Ingredientes, portanto, não faltaram à permanência de grupos sociais nas ruas das grandes cidades brasileiras para protestar por direitos individuais e coletivos de toda ordem, atos que não podem ser contidos pela repressão estatal antijurídica, pela intolerância ou incompreensão das autoridades e tampouco pelo entretenimento cultural e esportivo que a Copa do Mundo propicia.
O retorno da população – ainda que desencantada – às ruas implica um resgate de seu protagonismo político, de questionamentos cívicos de diferentes naturezas e de participação democrática.
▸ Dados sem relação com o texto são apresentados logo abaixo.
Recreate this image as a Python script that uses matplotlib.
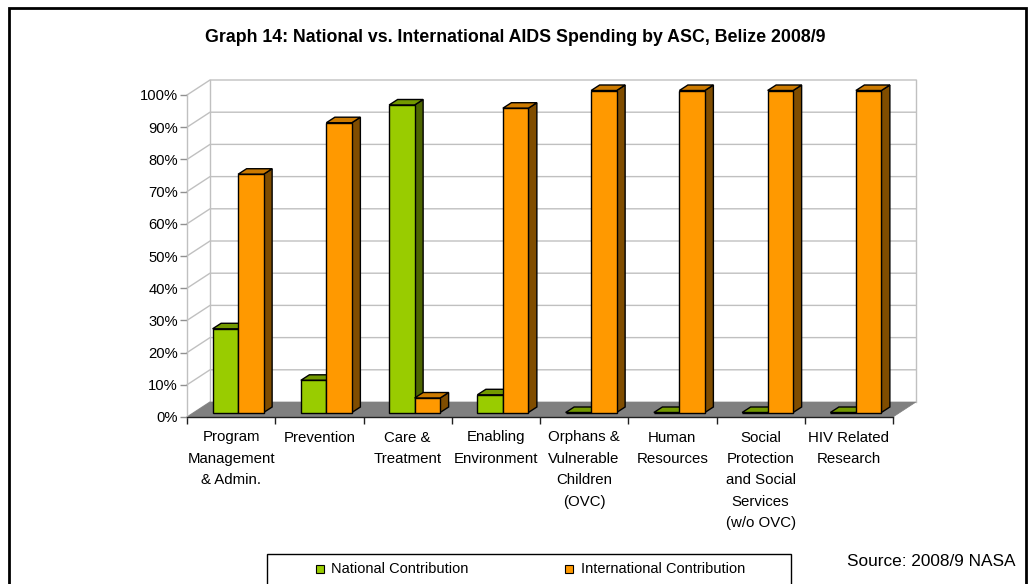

E, à falta de outros que poderia haver, aí talvez resida o grande legado da Copa do Mundo para a sociedade brasileira: uma população pode apreciar futebol em elevada medida sem permitir que tal apreço ofusque o seu direito de desafiar os critérios adotados na eleição de prioridades para uso do orçamento público e a sua legítima luta por direitos; ao contrário, manifestantes têm a consciência de estar diante de momento histórico oportuno para apontar mazelas e reivindicar direitos sociais elevados ao status de fundamentais pela ordem constitucional vigente no país desde 1988, mas ainda carentes de afirmação concreta em toda parte.
Se, no ano passado, a violência policial foi o estopim para a multiplicação e intensificação das manifestações populares, a inserção da Copa do Mundo no calendário político deste ano revela-se oportuníssima para o amadurecimento da consciência política e cidadã de muitos brasileiros, os quais têm demonstrado que o antigo ópio do povo já não apresenta os mesmos efeitos distrativos de tempos idos.
Vai ter Copa, enfim. Ao ensejo da realização do evento, é tempo de desejar êxitos ao Brasil não só nos campos de futebol mas, e sobretudo, nos campos da cidadania, da proteção e efetivação dos direitos humanos fundamentais e da consolidação da democracia.
Notas
(1) The State of the world’s human rights. Amnesty International Report, 2013, p. 46-47.
(2) Ver: Copa do tapume: Prefeituras e Estados apelam ao improviso para esconder e maquiar atraso em obras. Folha de S. Paulo, 24.05.2014, p. A-16.